Consider the oscillatory integral $$ I(x)=\int_0^1 e^{ix t^2}dt. $$ Standard Van der Corput lemma tells us that $I(x)=O(|x|^{-1/2})$ for $|x|>1$.
I was looking for a lower bound like this: $|I(x)|\geq c|x|^{-1/2}$, but it turns out to be impossible, since someone tells me that $I(x)$ has infinitely many zeros $x_n\to \infty$. But is it true?
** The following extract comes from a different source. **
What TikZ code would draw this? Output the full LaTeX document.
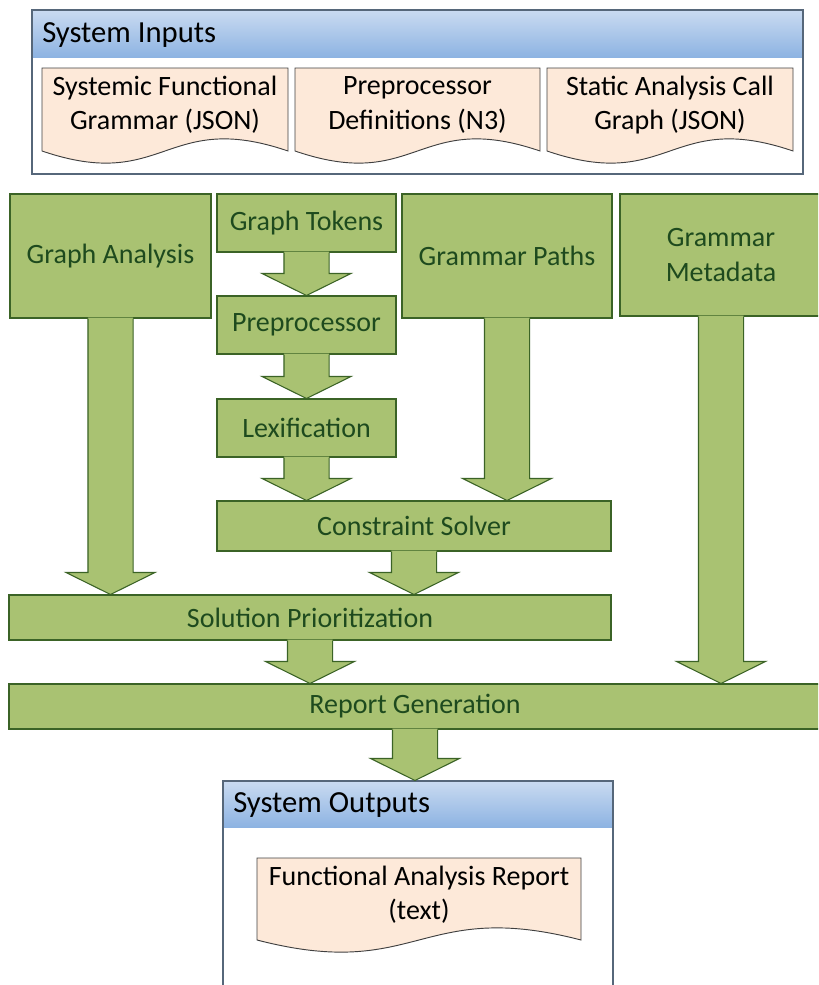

If yes, how can I prove this?
As far as I can see, $I(x)$ does not show any zero at all. $$I(x)=\int_0^1 e^{ix t^2}\,dt=\frac{1-i}{2} \sqrt{\frac{\pi }{2}}\,\,\,\frac{\text{erfi}\left((1+i) \sqrt{\frac x2}\right)}{\sqrt{x}}$$
Developed as a series for large values of $x$, we have $$I(x)=\frac{1+i}{2} \sqrt{\frac{\pi }{2}} {\frac{1}{\sqrt x}}-e^{i x} \left(\frac{i}{2 x}+\frac{1}{4 x^2}\right)+\cdots$$
Computing for $x=100$, the exact value is $(0.0601125+ 0.0583671\, i)$ while the above approximation gives $(0.0601123+ 0.0583668\,i)$.